Ringfort (Rath), Tooromin, Co. Mayo
Co. Mayo |
Ringforts
On a rising piece of ground in Tooromin, County Mayo, there is a feature that most walkers would pass without a second glance: a gentle, oval swell in the pasture, its edges blurring into the natural slope of the hillside.
Only close attention reveals a broad, flattened scarp running along the western and southeastern edges, the ghost of a bank that once enclosed a substantial domestic settlement. This is the remnant of a rath, the Irish term for a ringfort, which was the most common form of early medieval farmstead in Ireland, typically consisting of a circular earthen bank and ditch enclosing a family's dwelling and outbuildings.
The enclosure was clearly recorded on the Ordnance Survey six-inch map of 1838, shown as a circular embanked structure on the same prominent rise where its traces survive today. By the time later map editions were produced, it had gone, levelled at some point after that first survey, most likely through agricultural clearance.
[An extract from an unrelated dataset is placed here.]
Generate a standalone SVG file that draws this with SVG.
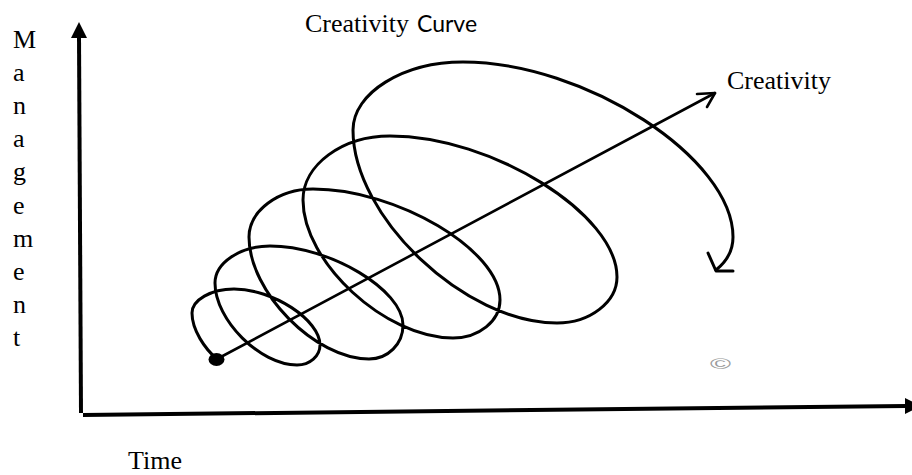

What remains is an oval area measuring roughly 34.7 metres northwest to southeast and about 25 metres northeast to southwest, with a levelled scarp still reaching 1.5 metres in height and spreading across a slope of around eight metres in width along parts of its circuit. The lowest section of the surviving remains, at only 0.4 metres high, lies to the east-southeast, and that depression likely marks where the original entrance once stood. The ground there naturally follows the spine of the ridge outward, offering the most logical route of approach and departure.
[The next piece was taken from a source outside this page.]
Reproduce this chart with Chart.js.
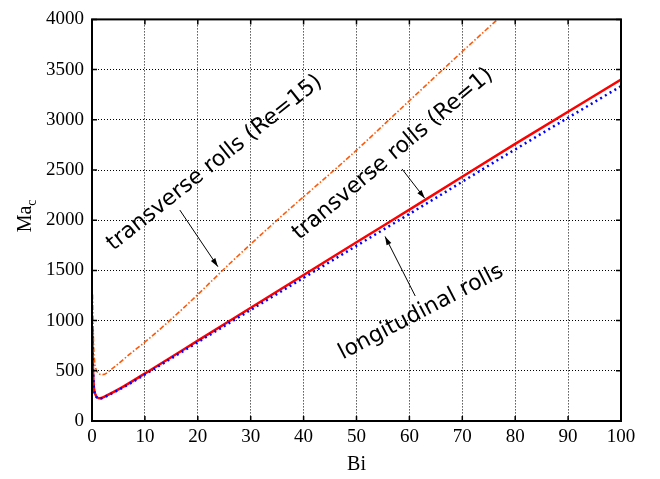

The site commands wide views eastward to southwest across undulating terrain, a quality almost certainly valued by the people who built here. A stream runs at the base of the slope roughly fifty metres to the southwest, with ground rising sharply beyond it to a high ridge. The combination of elevated position, long sightlines, and a nearby water source is characteristic of early medieval settlement choices, and even in its diminished state the landscape logic of the place remains legible.